Thanks for this post, Amy! I try to avoid "good" & "bad" when talking about my little one, and I'm grateful for Lauren's suggestion of a simple "thank you." But then your post came to mind last night when I caught myself thinking along corollary — and sometimes equally harmful — lines about myself as being a "good" mother for doing this or that but a "bad" mother for doing some other thing. Whereas good and bad aside, really my little boy and I are together just doing the best we can.

nerdmafia said...

i DO encourage my girls with a "good girl!" and i must say, i don't feel bad about it. i think all children are inherently good and i want to encourage my girls to be good human beings, so yes, i do say "good girl!" when they've accomplished something, tried something new, been kind to another child or each other...really it doesn't take much for me to throw a "good girl!" out there (when we go through the letters of the alphabet, G is for Good Girl...). i don't think it's a bad thing to label our children as being "good". i mean, they are good no matter what, so why is it bad to tell them so?

i think it's more dangerous when we start labeling people, or even things, as bad. when my 19mos old needs a time-out, my 3 yr old will often say, "she not 'having self" (which means "she's not behaving herself). but i've never heard her describe her sister as being "bad" or even "behaving badly" because she's never heard me say any such thing. she understands that there is behavior that is acceptable (any good or, really, normal thing she may do) and behavior that is not acceptable (hitting/pushing, throwing things at people, etc). she even gets that sometimes other kids are not being very nice. but we often attribute someone else's (or even her own or her sister's own) unkindness to "maybe she's cranky today"/"maybe he's hungry"/"maybe she's not feeling very well today".

i think maybe we, as adults, need to reassess what we consider "bad behavior". is a child bad when he acts up at a restaurant? i don't think so. maybe the adults with him need to bring an activity for him so he doesn't get bored and act out. even when our kids hit someone on purpose, it's certainly not nice, but up to a certain age, they just don't possess the communication skills to be able to work through their emotions. it's our job as adults to use those moments as learning moments where we can gently let them know that whatever they've done is not nice and they should say sorry and give a hug. and maybe suggest some other things our kids can do to help them deal with their anger or frustration towards another child/person.

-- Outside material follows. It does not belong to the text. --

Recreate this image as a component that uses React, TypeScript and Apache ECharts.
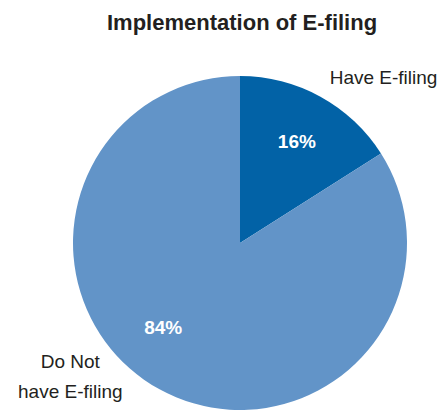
import React, { useEffect, useRef } from "react";
import * as echarts from "echarts";

const categories = ["Have E-filing", "Do Not\nhave E-filing"];
const values = [16, 84];
const colors = ["#0262a6", "#6294c8"];
const titleText = "Implementation of E-filing";

const FONT = "'Liberation Sans', Arial, sans-serif";

export default function App() {
  const ref = useRef<HTMLDivElement>(null);
  useEffect(() => {
    if (!ref.current) return;
    const chart = echarts.init(ref.current, undefined, { renderer: "svg" });
    const data = categories.map((name, i) => ({
      name,
      value: values[i],
      itemStyle: { color: colors[i] },
    }));
    chart.setOption({
      animation: false,
      title: {
        text: titleText,
        left: 102,
        top: 6,
        textStyle: { fontFamily: FONT, fontWeight: "bold", fontSize: 22, color: "#231f20" },
      },
      series: [
        {
          type: "pie",
          center: [240, 243],
          radius: 167,
          startAngle: 90,
          clockwise: true,
          avoidLabelOverlap: false,
          silent: true,
          data,
          label: {
            show: true,
            position: "outside",
            formatter: "{b}",
            fontFamily: FONT,
            fontSize: 19,
            lineHeight: 30,
            color: "#231f20",
            distanceToLabelLine: 0,
          },
          labelLine: { show: false, length: 15, length2: 0 },
          labelLayout: (p: any) => {
            if (p.dataIndex === 0) return { dx: 2, dy: -6 };
            return { align: "center", dx: -82, dy: -26 };
          },
        },
        {
          type: "pie",
          center: [240, 243],
          radius: [0, 230],
          startAngle: 90,
          clockwise: true,
          silent: true,
          data: data.map((d) => ({ ...d, itemStyle: { color: "transparent" } })),
          label: {
            show: true,
            position: "inside",
            formatter: "{c}%",
            fontFamily: FONT,
            fontWeight: "bold",
            fontSize: 19,
            color: "#ffffff",
          },
          labelLayout: (p: any) => (p.dataIndex === 1 ? { dx: -20, dy: -19 } : { dy: 2 }),
        },
      ],
    });
    return () => chart.dispose();
  }, []);
  return (
    <div
      ref={ref}
      style={{ position: "absolute", left: 0, top: 0, width: 446, height: 410 }}
    />
  );
}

anyway, this is just a long-winded way to say that i don't think it's bad to label our kids as "good girls" or "good boys". i think it's more important to avoid labels that we don't want them to identify with as tiny human beings.

Anonymous said...

a time out for a 19 month old????

Even the (Cdn) government is discouraging time outs. Proponents don't even advise them for a baby.

Write About Birth said...

I totally agree! Unfortunately, disrespect towards children is extremely common. The other day, an older man at the supermarket told me to HIT my two year old because he was running around, trying to HELP me put oranges into the basket... I was so very tempted to ask him if he would like me to hit HIM? But I didn't have the courage.

Lauren @ Hobo Mama said...

@Write About Birth Wow. It's incredible what sort of advice strangers sometimes think they have cause to give you.